Using your voice to answer is very convenient. But it means, from time to time your right answer will be misunderstood and reported as a wrong one. If this happens once every 50 questions - please, just ignore it. :) If the program says you should try better - just say to yourself "It's not me who erred, it is this stupid software". And don't get disappointed because of this.

You use this program to learn notes' names. It doesn't matter what computer thinks - if you answered right, you should be glad, even if computer misunderstood it and counted your answer as a mistake! :)

multiple model files

Using multiple voice-model files may be useful for example

To record another model, you simply run voice model editor from Menu Options, start a new model or load an old one, modify it and save with a new name.

Then, whenever you want to switch model files you just open the voice model editor, load a model and click OK (without even opening 'Notes' and 'Commands' tabs).

program commands

You have probably noticed by now, that voice model editor has additional tab: "Program commands". Yes, madam (sir), you can now start/stop a test, turn sound on/off etc. with your voice! Just record minimum of four samples for each program command you want to use.

Note, that always the more options to choose - the more misrecognitions. But for me this works fine. :) Note: you may want to have two voice-model files: one with only notes, and one with both notes and commands. You can then use either of these depending on your needs.

The following commands correspond directly to some menuitems and have quite obvious meaning:

The other commands are:

QUIETER

makes midi output 10% quieter; note that this modifies only Midi Volume, and not Master Volume

LOUDER

makes midi output 10% louder; note that this modifies only Midi Volume, and not Master Volume

set all NOTES NOT ACTIVE

makes all namebuttons inactive, by checking all name checkboxes off

set all NOTES ACTIVE

makes all namebuttons active, by checking all name checkboxes on

The last two commands: 'NO' and 'YES' might be used in future for providing answers to some dialogs. Right now unused.

German/English notation

First of all: voice-model editor doesn't modify in any way things in the model file which it does not understand.

Consider this: if you choose English notations there are notes "ABCDEFG". Say, you recorded samples for all these.

Now you switch to German notation. The notes are "AHCDEFG". The note B is not there, and will not be accessible in voice model editor. You will see a model with no samples for note H recorded. You may now record and use your samples for this note.

But the samples for note B were not erased! They are still there. You have now model with 8 notes names: "ACDEFG" and both "B" and "H". If you choose German notation, "B" will be ignored; if you choose English notation "H" will be ignored. Nice? :)

The drawback is that voice recognition sees all samples. If you use German notation and say "B", it will be recognized and reported to the main program, just the main program will not consider it a possible answer and ignore it. This should not be a problem, unless you have a "B-D" problem described below.
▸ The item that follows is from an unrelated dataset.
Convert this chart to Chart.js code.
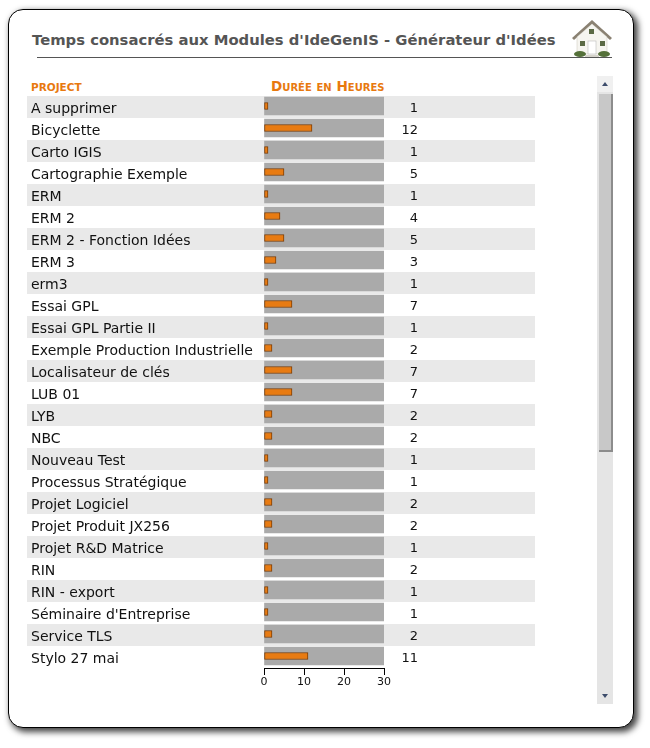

OK: you use German notation, the note is D, so you answer "D", but this may be recognized as "B", but this is not a possible answer, so this is ignored - nothing happens. So you answer "D" again, and again it may happen to be recognized as "B" and so on.
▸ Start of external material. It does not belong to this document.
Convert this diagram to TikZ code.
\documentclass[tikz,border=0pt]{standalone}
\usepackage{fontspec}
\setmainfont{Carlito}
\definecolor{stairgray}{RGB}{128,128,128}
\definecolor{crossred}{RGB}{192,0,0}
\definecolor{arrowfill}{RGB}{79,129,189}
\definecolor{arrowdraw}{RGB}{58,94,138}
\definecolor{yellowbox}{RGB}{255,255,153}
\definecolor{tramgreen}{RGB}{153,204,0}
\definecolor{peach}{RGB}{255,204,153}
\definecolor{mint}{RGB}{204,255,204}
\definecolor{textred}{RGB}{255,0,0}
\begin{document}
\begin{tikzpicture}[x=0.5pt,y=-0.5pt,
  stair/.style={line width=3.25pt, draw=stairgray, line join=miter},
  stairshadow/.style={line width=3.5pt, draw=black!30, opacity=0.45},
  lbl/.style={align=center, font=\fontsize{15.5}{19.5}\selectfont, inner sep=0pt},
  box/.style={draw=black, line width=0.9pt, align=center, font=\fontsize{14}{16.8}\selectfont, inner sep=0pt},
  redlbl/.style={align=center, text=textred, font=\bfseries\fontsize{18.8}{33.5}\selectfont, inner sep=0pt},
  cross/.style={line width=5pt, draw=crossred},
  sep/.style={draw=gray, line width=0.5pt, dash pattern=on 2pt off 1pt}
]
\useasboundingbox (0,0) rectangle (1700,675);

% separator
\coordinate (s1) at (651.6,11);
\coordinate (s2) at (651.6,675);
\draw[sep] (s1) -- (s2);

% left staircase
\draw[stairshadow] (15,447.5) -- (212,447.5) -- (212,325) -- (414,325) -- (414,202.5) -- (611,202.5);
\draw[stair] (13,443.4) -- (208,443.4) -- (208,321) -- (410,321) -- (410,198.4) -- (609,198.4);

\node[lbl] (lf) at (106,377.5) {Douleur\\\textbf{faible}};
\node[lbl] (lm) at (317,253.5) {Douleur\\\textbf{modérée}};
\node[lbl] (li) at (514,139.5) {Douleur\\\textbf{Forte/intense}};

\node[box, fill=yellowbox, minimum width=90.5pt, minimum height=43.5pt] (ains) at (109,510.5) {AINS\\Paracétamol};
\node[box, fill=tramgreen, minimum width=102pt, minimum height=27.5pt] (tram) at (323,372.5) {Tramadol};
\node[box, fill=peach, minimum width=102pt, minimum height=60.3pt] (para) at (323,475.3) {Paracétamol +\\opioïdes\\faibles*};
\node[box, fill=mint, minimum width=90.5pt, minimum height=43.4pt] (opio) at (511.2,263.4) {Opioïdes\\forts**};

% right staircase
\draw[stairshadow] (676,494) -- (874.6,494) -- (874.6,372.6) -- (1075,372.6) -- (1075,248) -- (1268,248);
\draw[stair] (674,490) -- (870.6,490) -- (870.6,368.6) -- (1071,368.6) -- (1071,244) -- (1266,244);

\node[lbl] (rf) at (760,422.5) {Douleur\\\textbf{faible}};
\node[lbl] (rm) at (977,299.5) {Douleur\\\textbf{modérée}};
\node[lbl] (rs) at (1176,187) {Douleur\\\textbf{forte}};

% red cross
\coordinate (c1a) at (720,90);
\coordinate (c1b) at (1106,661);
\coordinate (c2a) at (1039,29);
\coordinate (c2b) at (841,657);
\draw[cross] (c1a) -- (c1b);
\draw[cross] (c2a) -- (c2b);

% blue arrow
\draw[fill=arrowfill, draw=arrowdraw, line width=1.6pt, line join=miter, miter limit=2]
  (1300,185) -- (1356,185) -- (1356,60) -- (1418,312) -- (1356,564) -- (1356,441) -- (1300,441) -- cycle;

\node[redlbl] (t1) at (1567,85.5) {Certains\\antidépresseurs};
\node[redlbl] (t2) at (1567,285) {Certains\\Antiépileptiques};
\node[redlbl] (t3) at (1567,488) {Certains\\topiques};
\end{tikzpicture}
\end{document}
This shouldn't be a problem for most users, but if it is for you: simply make a model without a note you are not going to use. In the above example: choose English notation (otherwise you would not have access to "B" in voice-model editor), load your model, choose note "B" and delete all samples (the status should change from "(OK)" to "4 lacking" or "-"), and save such a model as, say, "model_without_b.cvc". Then, when you choose German notation again B-D misrecognition cannot happen, because the note B (which is not used in German notation) is not present in the model at all. And you have ALL 7 notes ("AHCDEFG") well recognized.

In some languages (e.g. Polish) there may be similar problems for "A-H" misrecognition which can be easily turned off in English notation by simply deleting all samples for "H". Anyway, this is not a helpful hint for Poles, since they (we!) use German notation and both H and A are desirable answers ... Other solutions listed below may apply in such situation.